Of course, Pomeroy doesn't agree with Mississippi State, placing their value at 86th, by far the worst of all the power-conference potential tournament teams.
But Mississippi State has one of the finest defensive players in the country in Dee Bost, who also doubles as a fine facilitator and scorer. Having one key player is huge and a reason it wouldn't have bothered me had the Bulldogs gotten in.
They won't be, however, and it's not difficult to understand why.
Terrance Henry is a very athletic swingman with an NBA-type game. He is not alone for the Rebels though. Reginald Buckner and Murphy Holloway are physical interior players who crash to boards all night long. Those three make the Rebels a tough matchup for anyone.
Unfortunately, they will not get the chance to show how good they are in the NCAA tournament. Pomeroy's statistical analysis places the Rebels a horrific 81st. No team ranked as the 81st team truly deserves to get in the tournament.
At 20-13 (8-8 SEC), the Rebels just didn't do enough to get in. Andy Kennedy and Co. ought to do well in the NIT though. They've already shown they can make a run in a tournament, reaching the SEC semis after an impressive win over Tennessee.
At 18-14 and a Pomeroy ranking of 60, it isn't as if the Tennessee Volunteers were any kind of lock for the Big Dance. But at the end of the season, they were as hot as any team in the country.
Unfortunately, much like Washington, the Vols didn't get the requisite victory in the conference tourney needed to extend their season.
Two wins in the SEC tournament likely would have put them in the NCAA tournament, and of course winning the conference title game would have of course cemented their destiny.
But in the end, a poor RPI—75 going into the conference tournament—and poor record prevented the team who played Kentucky better than any SEC team (until Vanderbilt beat Kentucky in the SEC final Sunday) from getting in.
With Jerrone Maymon, Jarnell Stokes, Cameron Tatum and Trae Golden, the Vols have too much talent not to be in the field, but a rough start to the season cost the Vols in the end. Their only quality win outside the SEC was against UConn in January. In the end, it was too little too late.
With the 58th ranking in Ken Pomeroy's rankings, it's not a huge surprise that the Northwestern Wildcats were left out of March Madness. The greatest thing Northwestern had going for them was a wonderful scorer in John Shurna.
It's too bad because they had their best season in program history. At 18-13, the Wildcats looked pretty good, but just had too many tough losses. Those tough losses ultimately hurt them in 2012.
Nevada was the regular-season champion in the WAC, and had they defeated Louisiana Tech in the WAC semis, they would have had a good matchup against New Mexico State.

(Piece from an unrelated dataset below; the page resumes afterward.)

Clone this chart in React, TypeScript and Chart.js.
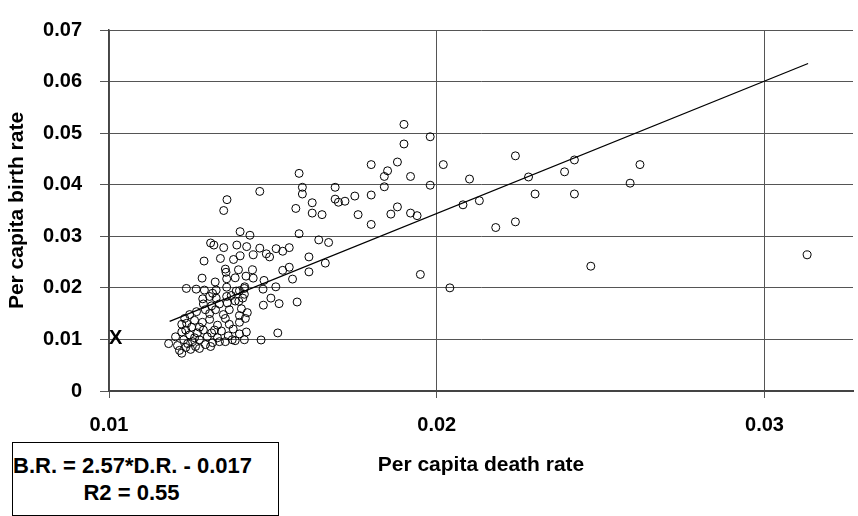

At 26-6, the Wolf Pack didn't miss out because of their record.
Ultimately, it was because they came up short when they had their biggest opportunities. Had they defeated UNLV or BYU or Iona, perhaps the Wolf Pack could have gotten into the field.
They are not the biggest snub, but a snub nonetheless.
At 20-12 (8-10 Big East), Seton Hall just didn't do enough to gain a 10th spot for the Big East conference. They don't have one player that makes you turn your head and think "ooh, that's a great team."
And they didn't have a win that really stands out. They did defeat then-No. 8 UConn at home, but that's by far their greatest win. Based on the strength of the Big East, you could make a good argument for Seton Hall. Frankly I didn't see it, but wouldn't have been surprised had they made it.
Seton Hall ought to be a No. 1 or 2 seed in the NIT and should do well with their exciting team in that tournament.